### Short problem
Retype the data exactly, from its first line to the line containing "const yBottom = 453.3;", including both, and skip any picture.

>> start

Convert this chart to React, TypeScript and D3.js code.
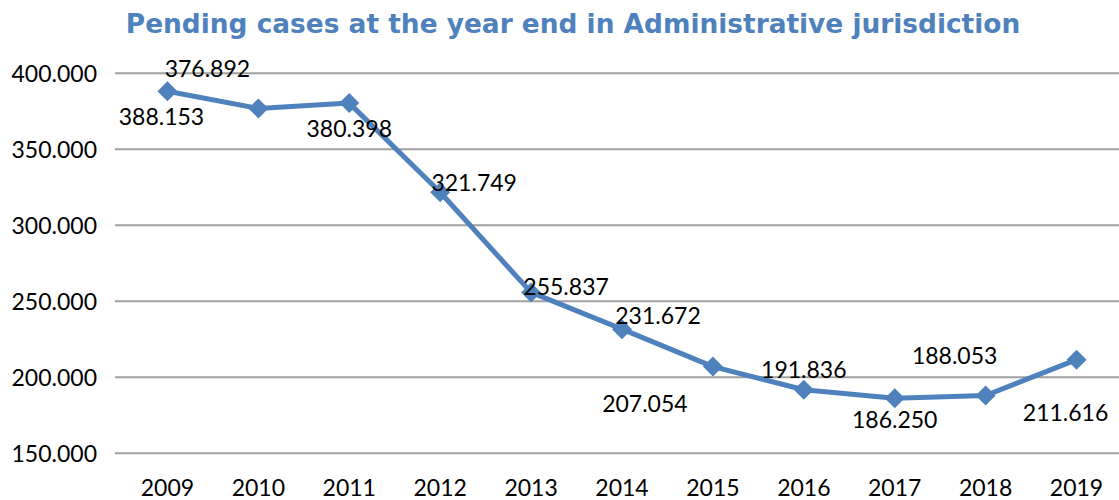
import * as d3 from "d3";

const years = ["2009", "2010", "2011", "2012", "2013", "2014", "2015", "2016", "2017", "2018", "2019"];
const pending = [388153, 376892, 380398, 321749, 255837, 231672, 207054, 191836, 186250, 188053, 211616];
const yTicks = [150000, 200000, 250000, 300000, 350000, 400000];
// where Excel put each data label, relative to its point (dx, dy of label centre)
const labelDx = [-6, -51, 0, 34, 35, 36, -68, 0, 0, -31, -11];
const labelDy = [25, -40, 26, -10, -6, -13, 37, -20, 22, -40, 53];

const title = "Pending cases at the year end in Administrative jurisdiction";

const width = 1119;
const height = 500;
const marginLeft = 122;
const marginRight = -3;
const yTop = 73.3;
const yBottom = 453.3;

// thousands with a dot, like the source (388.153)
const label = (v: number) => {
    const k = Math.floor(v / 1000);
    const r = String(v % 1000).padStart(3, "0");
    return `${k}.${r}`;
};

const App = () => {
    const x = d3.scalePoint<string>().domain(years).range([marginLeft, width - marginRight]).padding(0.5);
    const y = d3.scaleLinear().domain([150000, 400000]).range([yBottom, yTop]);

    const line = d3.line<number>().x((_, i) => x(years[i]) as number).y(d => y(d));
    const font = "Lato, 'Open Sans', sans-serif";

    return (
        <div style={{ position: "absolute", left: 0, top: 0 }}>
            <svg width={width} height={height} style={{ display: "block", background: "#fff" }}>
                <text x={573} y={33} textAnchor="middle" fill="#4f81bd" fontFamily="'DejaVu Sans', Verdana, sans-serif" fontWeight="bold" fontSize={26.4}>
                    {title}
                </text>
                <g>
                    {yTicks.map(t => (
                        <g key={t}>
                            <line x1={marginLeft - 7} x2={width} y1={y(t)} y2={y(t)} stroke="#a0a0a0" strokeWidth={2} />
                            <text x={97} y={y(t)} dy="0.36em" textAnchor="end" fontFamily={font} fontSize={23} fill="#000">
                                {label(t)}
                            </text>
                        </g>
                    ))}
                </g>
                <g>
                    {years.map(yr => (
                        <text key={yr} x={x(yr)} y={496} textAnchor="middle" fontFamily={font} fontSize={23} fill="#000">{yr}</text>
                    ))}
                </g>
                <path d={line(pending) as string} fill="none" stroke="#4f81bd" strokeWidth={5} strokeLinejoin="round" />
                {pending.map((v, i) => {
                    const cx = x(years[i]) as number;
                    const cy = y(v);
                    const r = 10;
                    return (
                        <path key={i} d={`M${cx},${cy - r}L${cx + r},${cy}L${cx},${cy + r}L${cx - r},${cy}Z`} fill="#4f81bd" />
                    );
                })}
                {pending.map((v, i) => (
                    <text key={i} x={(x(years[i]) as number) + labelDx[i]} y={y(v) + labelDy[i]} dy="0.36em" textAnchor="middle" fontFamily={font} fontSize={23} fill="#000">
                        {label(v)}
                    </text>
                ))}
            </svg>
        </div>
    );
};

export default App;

>> end

### Result for this task
Convert this chart to React, TypeScript and D3.js code.
import * as d3 from "d3";

const years = ["2009", "2010", "2011", "2012", "2013", "2014", "2015", "2016", "2017", "2018", "2019"];
const pending = [388153, 376892, 380398, 321749, 255837, 231672, 207054, 191836, 186250, 188053, 211616];
const yTicks = [150000, 200000, 250000, 300000, 350000, 400000];
// where Excel put each data label, relative to its point (dx, dy of label centre)
const labelDx = [-6, -51, 0, 34, 35, 36, -68, 0, 0, -31, -11];
const labelDy = [25, -40, 26, -10, -6, -13, 37, -20, 22, -40, 53];

const title = "Pending cases at the year end in Administrative jurisdiction";

const width = 1119;
const height = 500;
const marginLeft = 122;
const marginRight = -3;
const yTop = 73.3;
const yBottom = 453.3;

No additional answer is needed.